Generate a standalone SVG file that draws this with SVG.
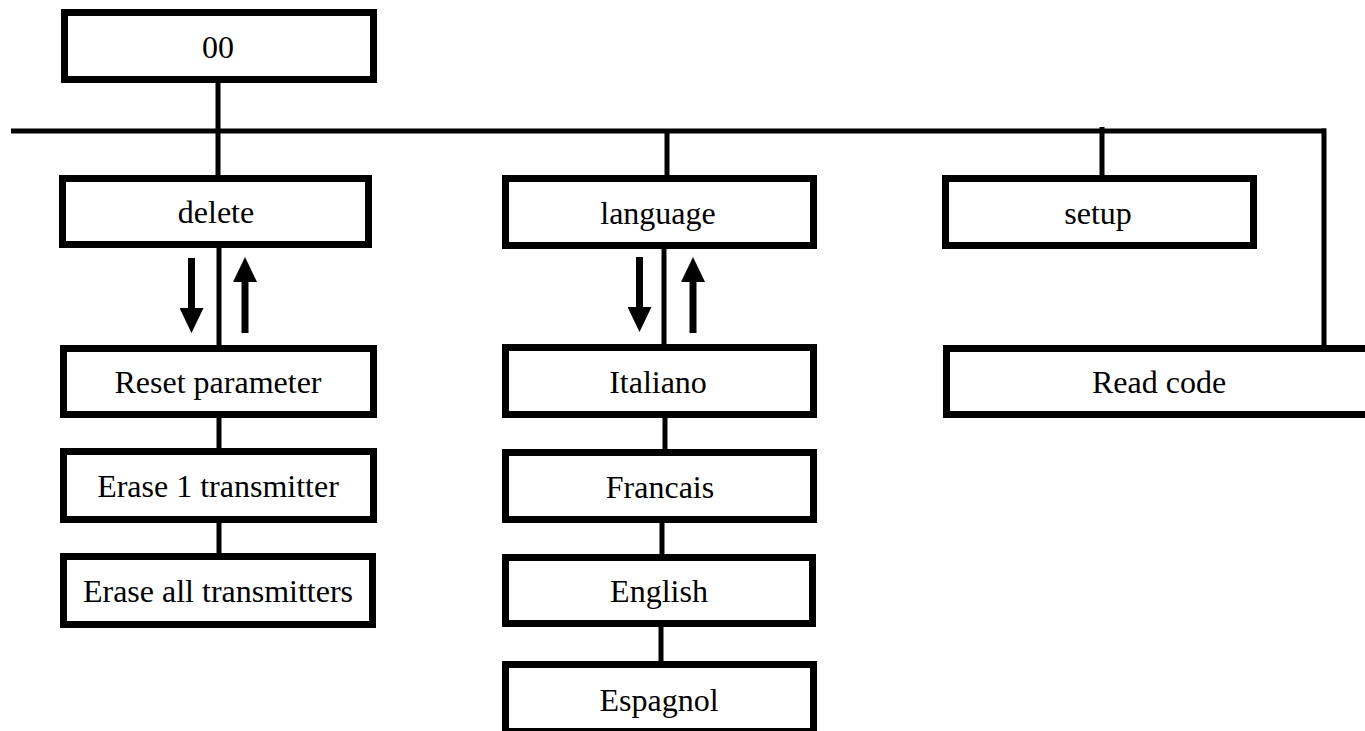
<svg xmlns="http://www.w3.org/2000/svg" width="1365" height="731" viewBox="0 0 1365 731">
<style>
.box{fill:#fff;stroke:#000;stroke-width:7}
.lbl{font-family:'Liberation Serif','Tinos','Times New Roman','Nimbus Roman','DejaVu Serif',serif;font-size:32px;fill:#000;text-anchor:middle}
.con{stroke:#000;stroke-width:5;fill:none}
.arr{stroke:#000;stroke-width:7;fill:none;marker-end:url(#head)}
</style>
<defs>
<marker id="head" markerUnits="userSpaceOnUse" markerWidth="26" markerHeight="24" refX="0" refY="12" orient="auto">
<path d="M0,0 L25,12 L0,24 z" fill="#000"/>
</marker>
</defs>
<rect width="1365" height="731" fill="#fff"/>
<g id="connectors">
<line class="con" x1="11" y1="131" x2="1326" y2="131"/>
<line class="con" x1="218" y1="83" x2="218" y2="175"/>
<line class="con" x1="667" y1="131" x2="667" y2="175"/>
<line class="con" x1="1102" y1="127" x2="1102" y2="175"/>
<line class="con" x1="1324" y1="128.5" x2="1324" y2="345"/>
<line class="con" x1="219" y1="248" x2="219" y2="345"/>
<line class="con" x1="219" y1="418" x2="219" y2="448"/>
<line class="con" x1="219" y1="523" x2="219" y2="553"/>
<line class="con" x1="664" y1="249" x2="664" y2="344"/>
<line class="con" x1="665" y1="418" x2="665" y2="449"/>
<line class="con" x1="662" y1="523" x2="662" y2="554"/>
<line class="con" x1="661" y1="627" x2="661" y2="661"/>
<line class="arr" x1="191.5" y1="258" x2="191.5" y2="308"/>
<line class="arr" x1="245" y1="333" x2="245" y2="282"/>
<line class="arr" x1="639.5" y1="257" x2="639.5" y2="307"/>
<line class="arr" x1="693" y1="333" x2="693" y2="282"/>
</g>
<g id="n00"><rect class="box" x="64.5" y="12.5" width="309" height="67"/><text class="lbl" x="218" y="57.5">00</text></g>
<g id="ndelete"><rect class="box" x="62.5" y="178.5" width="306" height="66"/><text class="lbl" x="216" y="223">delete</text></g>
<g id="nreset"><rect class="box" x="63.5" y="348.5" width="310" height="66"/><text class="lbl" x="218" y="393">Reset parameter</text></g>
<g id="nerase1"><rect class="box" x="63.5" y="451.5" width="310" height="68"/><text class="lbl" x="218" y="497">Erase 1 transmitter</text></g>
<g id="neraseall"><rect class="box" x="63.5" y="556.5" width="309" height="68"/><text class="lbl" x="218" y="602">Erase all transmitters</text></g>
<g id="nlanguage"><rect class="box" x="505.5" y="178.5" width="308" height="67"/><text class="lbl" x="658" y="223.5">language</text></g>
<g id="nitaliano"><rect class="box" x="505.5" y="347.5" width="308" height="67"/><text class="lbl" x="658" y="392.5">Italiano</text></g>
<g id="nfrancais"><rect class="box" x="505.5" y="452.5" width="308" height="67"/><text class="lbl" x="660" y="497.5">Francais</text></g>
<g id="nenglish"><rect class="box" x="505.5" y="557.5" width="307" height="66"/><text class="lbl" x="659" y="602">English</text></g>
<g id="nespagnol"><rect class="box" x="505.5" y="664.5" width="308" height="67"/><text class="lbl" x="659" y="711">Espagnol</text></g>
<g id="nsetup"><rect class="box" x="945.5" y="178.5" width="308" height="67"/><text class="lbl" x="1098" y="223.5">setup</text></g>
<g id="nreadcode"><rect class="box" x="946.5" y="348.5" width="440" height="66"/><text class="lbl" x="1159" y="393">Read code</text></g>
</svg>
* * * * * * * * *
* PROBLEM TO SOLVE: Reproduce the data verbatim. Do not carry any picture into the copy.

* TASK RESPONSE:
Generate a standalone SVG file that draws this with SVG.
<svg xmlns="http://www.w3.org/2000/svg" width="1365" height="731" viewBox="0 0 1365 731">
<style>
.box{fill:#fff;stroke:#000;stroke-width:7}
.lbl{font-family:'Liberation Serif','Tinos','Times New Roman','Nimbus Roman','DejaVu Serif',serif;font-size:32px;fill:#000;text-anchor:middle}
.con{stroke:#000;stroke-width:5;fill:none}
.arr{stroke:#000;stroke-width:7;fill:none;marker-end:url(#head)}
</style>
<defs>
<marker id="head" markerUnits="userSpaceOnUse" markerWidth="26" markerHeight="24" refX="0" refY="12" orient="auto">
<path d="M0,0 L25,12 L0,24 z" fill="#000"/>
</marker>
</defs>
<rect width="1365" height="731" fill="#fff"/>
<g id="connectors">
<line class="con" x1="11" y1="131" x2="1326" y2="131"/>
<line class="con" x1="218" y1="83" x2="218" y2="175"/>
<line class="con" x1="667" y1="131" x2="667" y2="175"/>
<line class="con" x1="1102" y1="127" x2="1102" y2="175"/>
<line class="con" x1="1324" y1="128.5" x2="1324" y2="345"/>
<line class="con" x1="219" y1="248" x2="219" y2="345"/>
<line class="con" x1="219" y1="418" x2="219" y2="448"/>
<line class="con" x1="219" y1="523" x2="219" y2="553"/>
<line class="con" x1="664" y1="249" x2="664" y2="344"/>
<line class="con" x1="665" y1="418" x2="665" y2="449"/>
<line class="con" x1="662" y1="523" x2="662" y2="554"/>
<line class="con" x1="661" y1="627" x2="661" y2="661"/>
<line class="arr" x1="191.5" y1="258" x2="191.5" y2="308"/>
<line class="arr" x1="245" y1="333" x2="245" y2="282"/>
<line class="arr" x1="639.5" y1="257" x2="639.5" y2="307"/>
<line class="arr" x1="693" y1="333" x2="693" y2="282"/>
</g>
<g id="n00"><rect class="box" x="64.5" y="12.5" width="309" height="67"/><text class="lbl" x="218" y="57.5">00</text></g>
<g id="ndelete"><rect class="box" x="62.5" y="178.5" width="306" height="66"/><text class="lbl" x="216" y="223">delete</text></g>
<g id="nreset"><rect class="box" x="63.5" y="348.5" width="310" height="66"/><text class="lbl" x="218" y="393">Reset parameter</text></g>
<g id="nerase1"><rect class="box" x="63.5" y="451.5" width="310" height="68"/><text class="lbl" x="218" y="497">Erase 1 transmitter</text></g>
<g id="neraseall"><rect class="box" x="63.5" y="556.5" width="309" height="68"/><text class="lbl" x="218" y="602">Erase all transmitters</text></g>
<g id="nlanguage"><rect class="box" x="505.5" y="178.5" width="308" height="67"/><text class="lbl" x="658" y="223.5">language</text></g>
<g id="nitaliano"><rect class="box" x="505.5" y="347.5" width="308" height="67"/><text class="lbl" x="658" y="392.5">Italiano</text></g>
<g id="nfrancais"><rect class="box" x="505.5" y="452.5" width="308" height="67"/><text class="lbl" x="660" y="497.5">Francais</text></g>
<g id="nenglish"><rect class="box" x="505.5" y="557.5" width="307" height="66"/><text class="lbl" x="659" y="602">English</text></g>
<g id="nespagnol"><rect class="box" x="505.5" y="664.5" width="308" height="67"/><text class="lbl" x="659" y="711">Espagnol</text></g>
<g id="nsetup"><rect class="box" x="945.5" y="178.5" width="308" height="67"/><text class="lbl" x="1098" y="223.5">setup</text></g>
<g id="nreadcode"><rect class="box" x="946.5" y="348.5" width="440" height="66"/><text class="lbl" x="1159" y="393">Read code</text></g>
</svg>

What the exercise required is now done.